● Supplied information
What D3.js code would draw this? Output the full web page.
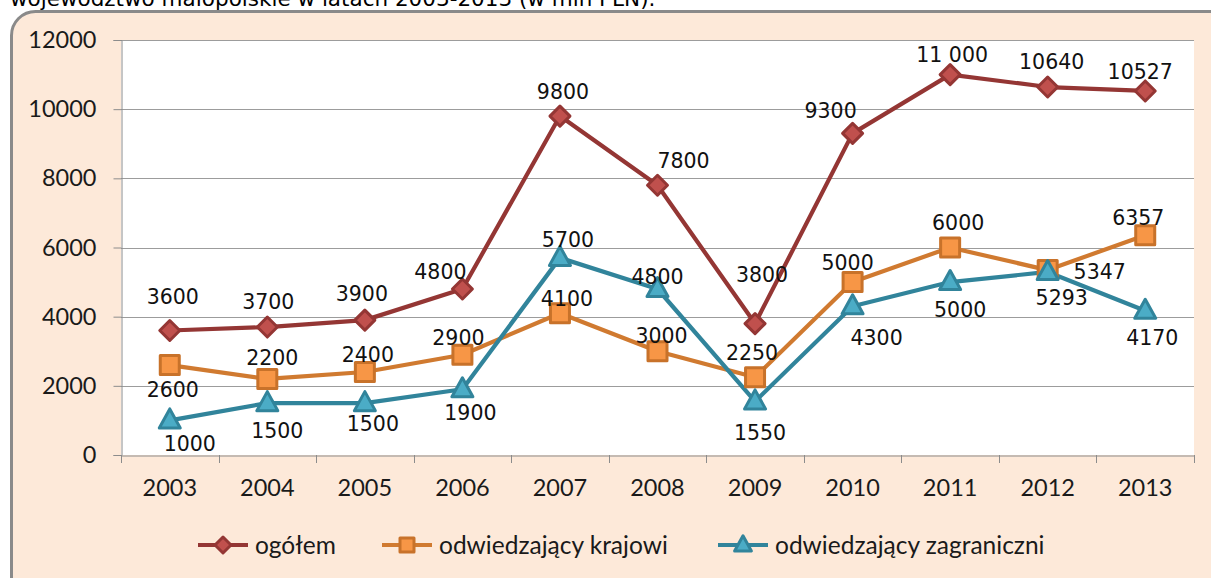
<!DOCTYPE html>
<html><head><meta charset="utf-8">
<script src="https://cdn.jsdelivr.net/npm/d3@7/dist/d3.min.js"></script>
<style>
html,body{margin:0;padding:0;background:#fff;}
svg{display:block;}
</style></head>
<body><svg id="c" width="1211" height="578"></svg>
<script>
const titleText = "województwo małopolskie w latach 2003-2013 (w mln PLN).";
const years = ["2003","2004","2005","2006","2007","2008","2009","2010","2011","2012","2013"];
const yTicks = [0,2000,4000,6000,8000,10000,12000];
const seriesNames = ["ogółem","odwiedzający krajowi","odwiedzający zagraniczni"];
const ogolem = [3600,3700,3900,4800,9800,7800,3800,9300,11000,10640,10527];
const krajowi = [2600,2200,2400,2900,4100,3000,2250,5000,6000,5347,6357];
const zagraniczni = [1000,1500,1500,1900,5700,4800,1550,4300,5000,5293,4170];
const labelTexts = [
  ["3600","3700","3900","4800","9800","7800","3800","9300","11 000","10640","10527"],
  ["2600","2200","2400","2900","4100","3000","2250","5000","6000","5347","6357"],
  ["1000","1500","1500","1900","5700","4800","1550","4300","5000","5293","4170"]
];
// label offsets (px) relative to each point
const labelOffsets = [
  [[3,-34],[1,-25],[-3,-27],[-22,-17],[3,-24],[26,-25],[7,-49],[-22,-23],[2,-20],[4,-25],[-5,-19]],
  [[3,25],[5,-21],[3,-17],[-4,-17],[7,-15],[4,-16],[-3,-25],[-5,-19],[8,-25],[52,2],[-7,-18]],
  [[20,23],[10,27],[8,20],[8,23],[8,-18],[0,-12],[5,31],[24,31],[10,28],[14,26],[7,27]]
];

const styles = [
  {line:"#943634", fill:"#C0504D", stroke:"#943634", shape:"diamond"},
  {line:"#D07A30", fill:"#F79646", stroke:"#C8722A", shape:"square"},
  {line:"#31849B", fill:"#4BACC6", stroke:"#31849B", shape:"triangle"}
];
const seriesData = [ogolem, krajowi, zagraniczni];

const svg = d3.select("#c");
const W = 1211, H = 578;
const plot = {l:121, r:1194, t:40, b:455};
const sansFont = "Lato, 'Open Sans', sans-serif";
const labelFont = "Verdana, 'DejaVu Sans', sans-serif";

// title (cut off at top, as in the reference)
svg.append("text").attr("x",10).attr("y",6)
  .attr("font-family",labelFont).attr("font-size",21.5)
  .attr("fill","#000").text(titleText);

// chart frame
svg.append("rect").attr("x",11.5).attr("y",11.5).attr("width",W+40).attr("height",H+40)
  .attr("rx",24).attr("ry",24).attr("fill","#FDE9D9").attr("stroke","#8A8A8A").attr("stroke-width",3);

const x = d3.scaleBand().domain(years).range([plot.l, plot.r]).paddingInner(0).paddingOuter(0);
const y = d3.scaleLinear().domain([0,12000]).range([plot.b, plot.t]);
const cx = d => x(d) + x.bandwidth()/2;

// plot background
svg.append("rect").attr("x",plot.l).attr("y",plot.t).attr("width",plot.r-plot.l).attr("height",plot.b-plot.t).attr("fill","#fff");

// gridlines
svg.append("g").selectAll("line").data(yTicks.filter(v=>v>0)).join("line")
  .attr("x1",plot.l).attr("x2",plot.r).attr("y1",d=>Math.round(y(d))+0.5).attr("y2",d=>Math.round(y(d))+0.5)
  .attr("stroke","#9C9C9C").attr("stroke-width",1);

// y axis
const yAxis = d3.axisLeft(y).tickValues(yTicks).tickSize(8).tickPadding(17).tickFormat(d=>String(d));
const gy = svg.append("g").attr("transform",`translate(${plot.l+0.5},0)`).call(yAxis);
gy.select(".domain").attr("stroke","#8C8C8C");
gy.selectAll(".tick line").attr("stroke","#8C8C8C");
gy.selectAll(".tick text").attr("font-family",sansFont).attr("font-size",23.5).attr("fill","#1a1a1a");

// x axis
const xAxis = d3.axisBottom(x).tickSize(0).tickPadding(24);
const gx = svg.append("g").attr("transform",`translate(0,${plot.b+0.5})`).call(xAxis);
gx.select(".domain").attr("stroke","#8C8C8C");
gx.selectAll(".tick text").attr("font-family",sansFont).attr("font-size",23.5).attr("fill","#1a1a1a");
// category boundary ticks
const bounds = years.map(d=>x(d)).concat([x(years[years.length-1])+x.bandwidth()]);
svg.append("g").selectAll("line").data(bounds).join("line")
  .attr("x1",d=>Math.round(d)+0.5).attr("x2",d=>Math.round(d)+0.5)
  .attr("y1",plot.b).attr("y2",plot.b+8).attr("stroke","#8C8C8C");

function markerPath(shape, s){
  if(shape==="diamond") return `M0,${-s}L${s},0L0,${s}L${-s},0Z`;
  if(shape==="square") return `M${-s},${-s}H${s}V${s}H${-s}Z`;
  return `M0,${-s*1.15}L${s*1.05},${s*0.75}H${-s*1.05}Z`;
}

const line = d3.line().x((d,i)=>cx(years[i])).y(d=>y(d));

seriesData.forEach((data,si)=>{
  const st = styles[si];
  svg.append("path").datum(data).attr("d",line).attr("fill","none")
    .attr("stroke",st.line).attr("stroke-width",4.2).attr("stroke-linejoin","round");
});
seriesData.forEach((data,si)=>{
  const st = styles[si];
  const size = st.shape==="diamond"?10:(st.shape==="square"?9.5:10);
  svg.append("g").selectAll("path").data(data).join("path")
    .attr("transform",(d,i)=>`translate(${cx(years[i])},${y(d)})`)
    .attr("d",markerPath(st.shape,size))
    .attr("fill",st.fill).attr("stroke",st.stroke).attr("stroke-width",3).attr("stroke-linejoin","round");
});
seriesData.forEach((data,si)=>{
  svg.append("g").selectAll("text").data(data).join("text")
    .attr("x",(d,i)=>cx(years[i])+labelOffsets[si][i][0])
    .attr("y",(d,i)=>y(d)+labelOffsets[si][i][1])
    .attr("dy","0.36em").attr("text-anchor","middle")
    .attr("font-family",labelFont).attr("font-size",20.5).attr("fill","#111")
    .text((d,i)=>labelTexts[si][i]);
});

// legend
const legendX = [198, 382, 718];
const legendY = 545;
seriesNames.forEach((name,si)=>{
  const st = styles[si];
  const g = svg.append("g").attr("transform",`translate(${legendX[si]},${legendY})`);
  g.append("line").attr("x1",0).attr("x2",50).attr("y1",0).attr("y2",0).attr("stroke",st.line).attr("stroke-width",4.2);
  g.append("path").attr("transform","translate(25,0)").attr("d",markerPath(st.shape, st.shape==="square"?7:8))
    .attr("fill",st.fill).attr("stroke",st.stroke).attr("stroke-width",3).attr("stroke-linejoin","round");
  g.append("text").attr("x",57).attr("y",0).attr("dy","0.35em")
    .attr("font-family",sansFont).attr("font-size",24.5).attr("fill","#1a1a1a").text(name);
});
</script></body></html>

● Goal
Give an exact copy of the material, leaving out every picture.

● Task answer
What D3.js code would draw this? Output the full web page.
<!DOCTYPE html>
<html><head><meta charset="utf-8">
<script src="https://cdn.jsdelivr.net/npm/d3@7/dist/d3.min.js"></script>
<style>
html,body{margin:0;padding:0;background:#fff;}
svg{display:block;}
</style></head>
<body><svg id="c" width="1211" height="578"></svg>
<script>
const titleText = "województwo małopolskie w latach 2003-2013 (w mln PLN).";
const years = ["2003","2004","2005","2006","2007","2008","2009","2010","2011","2012","2013"];
const yTicks = [0,2000,4000,6000,8000,10000,12000];
const seriesNames = ["ogółem","odwiedzający krajowi","odwiedzający zagraniczni"];
const ogolem = [3600,3700,3900,4800,9800,7800,3800,9300,11000,10640,10527];
const krajowi = [2600,2200,2400,2900,4100,3000,2250,5000,6000,5347,6357];
const zagraniczni = [1000,1500,1500,1900,5700,4800,1550,4300,5000,5293,4170];
const labelTexts = [
  ["3600","3700","3900","4800","9800","7800","3800","9300","11 000","10640","10527"],
  ["2600","2200","2400","2900","4100","3000","2250","5000","6000","5347","6357"],
  ["1000","1500","1500","1900","5700","4800","1550","4300","5000","5293","4170"]
];
// label offsets (px) relative to each point
const labelOffsets = [
  [[3,-34],[1,-25],[-3,-27],[-22,-17],[3,-24],[26,-25],[7,-49],[-22,-23],[2,-20],[4,-25],[-5,-19]],
  [[3,25],[5,-21],[3,-17],[-4,-17],[7,-15],[4,-16],[-3,-25],[-5,-19],[8,-25],[52,2],[-7,-18]],
  [[20,23],[10,27],[8,20],[8,23],[8,-18],[0,-12],[5,31],[24,31],[10,28],[14,26],[7,27]]
];

const styles = [
  {line:"#943634", fill:"#C0504D", stroke:"#943634", shape:"diamond"},
  {line:"#D07A30", fill:"#F79646", stroke:"#C8722A", shape:"square"},
  {line:"#31849B", fill:"#4BACC6", stroke:"#31849B", shape:"triangle"}
];
const seriesData = [ogolem, krajowi, zagraniczni];

const svg = d3.select("#c");
const W = 1211, H = 578;
const plot = {l:121, r:1194, t:40, b:455};
const sansFont = "Lato, 'Open Sans', sans-serif";
const labelFont = "Verdana, 'DejaVu Sans', sans-serif";

// title (cut off at top, as in the reference)
svg.append("text").attr("x",10).attr("y",6)
  .attr("font-family",labelFont).attr("font-size",21.5)
  .attr("fill","#000").text(titleText);

// chart frame
svg.append("rect").attr("x",11.5).attr("y",11.5).attr("width",W+40).attr("height",H+40)
  .attr("rx",24).attr("ry",24).attr("fill","#FDE9D9").attr("stroke","#8A8A8A").attr("stroke-width",3);

const x = d3.scaleBand().domain(years).range([plot.l, plot.r]).paddingInner(0).paddingOuter(0);
const y = d3.scaleLinear().domain([0,12000]).range([plot.b, plot.t]);
const cx = d => x(d) + x.bandwidth()/2;

// plot background
svg.append("rect").attr("x",plot.l).attr("y",plot.t).attr("width",plot.r-plot.l).attr("height",plot.b-plot.t).attr("fill","#fff");

// gridlines
svg.append("g").selectAll("line").data(yTicks.filter(v=>v>0)).join("line")
  .attr("x1",plot.l).attr("x2",plot.r).attr("y1",d=>Math.round(y(d))+0.5).attr("y2",d=>Math.round(y(d))+0.5)
  .attr("stroke","#9C9C9C").attr("stroke-width",1);

// y axis
const yAxis = d3.axisLeft(y).tickValues(yTicks).tickSize(8).tickPadding(17).tickFormat(d=>String(d));
const gy = svg.append("g").attr("transform",`translate(${plot.l+0.5},0)`).call(yAxis);
gy.select(".domain").attr("stroke","#8C8C8C");
gy.selectAll(".tick line").attr("stroke","#8C8C8C");
gy.selectAll(".tick text").attr("font-family",sansFont).attr("font-size",23.5).attr("fill","#1a1a1a");

// x axis
const xAxis = d3.axisBottom(x).tickSize(0).tickPadding(24);
const gx = svg.append("g").attr("transform",`translate(0,${plot.b+0.5})`).call(xAxis);
gx.select(".domain").attr("stroke","#8C8C8C");
gx.selectAll(".tick text").attr("font-family",sansFont).attr("font-size",23.5).attr("fill","#1a1a1a");
// category boundary ticks
const bounds = years.map(d=>x(d)).concat([x(years[years.length-1])+x.bandwidth()]);
svg.append("g").selectAll("line").data(bounds).join("line")
  .attr("x1",d=>Math.round(d)+0.5).attr("x2",d=>Math.round(d)+0.5)
  .attr("y1",plot.b).attr("y2",plot.b+8).attr("stroke","#8C8C8C");

function markerPath(shape, s){
  if(shape==="diamond") return `M0,${-s}L${s},0L0,${s}L${-s},0Z`;
  if(shape==="square") return `M${-s},${-s}H${s}V${s}H${-s}Z`;
  return `M0,${-s*1.15}L${s*1.05},${s*0.75}H${-s*1.05}Z`;
}

const line = d3.line().x((d,i)=>cx(years[i])).y(d=>y(d));

seriesData.forEach((data,si)=>{
  const st = styles[si];
  svg.append("path").datum(data).attr("d",line).attr("fill","none")
    .attr("stroke",st.line).attr("stroke-width",4.2).attr("stroke-linejoin","round");
});
seriesData.forEach((data,si)=>{
  const st = styles[si];
  const size = st.shape==="diamond"?10:(st.shape==="square"?9.5:10);
  svg.append("g").selectAll("path").data(data).join("path")
    .attr("transform",(d,i)=>`translate(${cx(years[i])},${y(d)})`)
    .attr("d",markerPath(st.shape,size))
    .attr("fill",st.fill).attr("stroke",st.stroke).attr("stroke-width",3).attr("stroke-linejoin","round");
});
seriesData.forEach((data,si)=>{
  svg.append("g").selectAll("text").data(data).join("text")
    .attr("x",(d,i)=>cx(years[i])+labelOffsets[si][i][0])
    .attr("y",(d,i)=>y(d)+labelOffsets[si][i][1])
    .attr("dy","0.36em").attr("text-anchor","middle")
    .attr("font-family",labelFont).attr("font-size",20.5).attr("fill","#111")
    .text((d,i)=>labelTexts[si][i]);
});

// legend
const legendX = [198, 382, 718];
const legendY = 545;
seriesNames.forEach((name,si)=>{
  const st = styles[si];
  const g = svg.append("g").attr("transform",`translate(${legendX[si]},${legendY})`);
  g.append("line").attr("x1",0).attr("x2",50).attr("y1",0).attr("y2",0).attr("stroke",st.line).attr("stroke-width",4.2);
  g.append("path").attr("transform","translate(25,0)").attr("d",markerPath(st.shape, st.shape==="square"?7:8))
    .attr("fill",st.fill).attr("stroke",st.stroke).attr("stroke-width",3).attr("stroke-linejoin","round");
  g.append("text").attr("x",57).attr("y",0).attr("dy","0.35em")
    .attr("font-family",sansFont).attr("font-size",24.5).attr("fill","#1a1a1a").text(name);
});
</script></body></html>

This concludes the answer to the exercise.